September Issue 2015
In the aftermath of the terrorist attacks on New York City and Washington 14 years ago, it rapidly became fashionable to claim that the world would never be the same. This was fairly obvious in some ways, and something of an exaggeration in other respects.
A series of mostly unfortunate consequences have indeed flowed from the brutally audacious outrages of September 11, 2001, propelled in large part by the American reaction to what was viewed as the first foreign attack on its soil since Pearl Harbor 60 years earlier.
It’s worth remembering, though, that whereas the destruction of the Twin Towers and the rupturing of the Pentagon provided an excuse for actions that might otherwise have been considered rather too rapacious, they conformed by and large to a well-established pattern of behaviour.
Back in the autumn of 2001, hardly anyone in the world would have raised a serious objection to a spot of police action: sending in special forces, for instance, to target al-Qaeda in Tora Bora. Instead, the terrorist organisation’s hierarchy and many of its foot soldiers were able to slip away despite the western invasion of Afghanistan. Most of them found refuge in Pakistan.
The Americans were thrilled, meanwhile, when the Taliban seemingly disappeared from Kabul — only to return with a vengeance a few years later, having donned by then the additional mantle of resistance to foreign military occupation. The revelation last month that their leader, Mullah Omar, had been dead for at least two years was followed by a flurry of attacks that claimed dozens of lives in Kabul.
The western forces are mostly gone. The Taliban are around, and Pakistan is still being accused of harbouring them, even as it purportedly combats the Pakistani variant of this distressing phenomenon.

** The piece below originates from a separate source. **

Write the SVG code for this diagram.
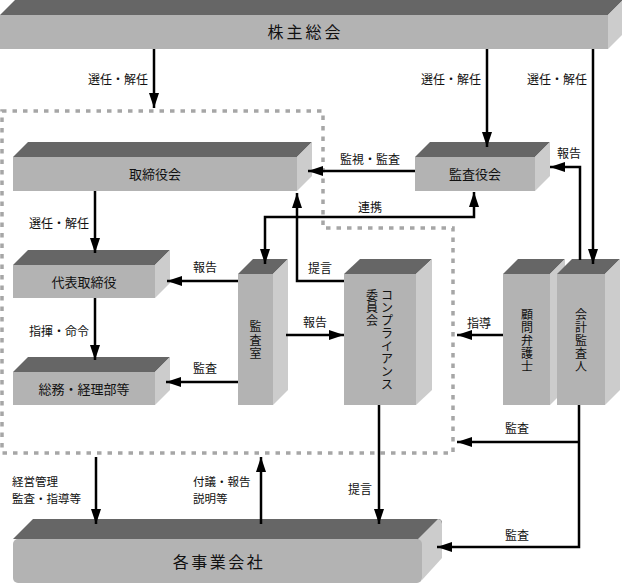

Their resurgence in Afghanistan a decade or so ago was facilitated, of course, by the fact that the US decided to focus its energies on a bigger target. It is salutary to recall that more than two-thirds of Americans considered the regime of Saddam Hussein a suitable adversary because of its role in 9/11. The insinuation was pure fantasy, and the stalwarts of the Bush administration who spread the lie knew that to be the case.
They also had a somewhat more believable back-up excuse, namely that Saddam was on the verge of realising his nuclear ambitions. All the available data pointed in a different direction, but there was little embarrassment in Washington when it eventually emerged that the Iraqi dictator had indeed dismantled his nuclear project in the mid-1990s.
Then America changed its tune, instead arguing that its occupation was about liberating Iraqis and establishing a template for free-market democracy in the Middle East. It was nonetheless deeply disconcerted a few years later, when Arab populations began rising up against US-allied dictators such as Tunisia’s Zine El Abidine Ben Ali and Egypt’s Hosni Mubarak.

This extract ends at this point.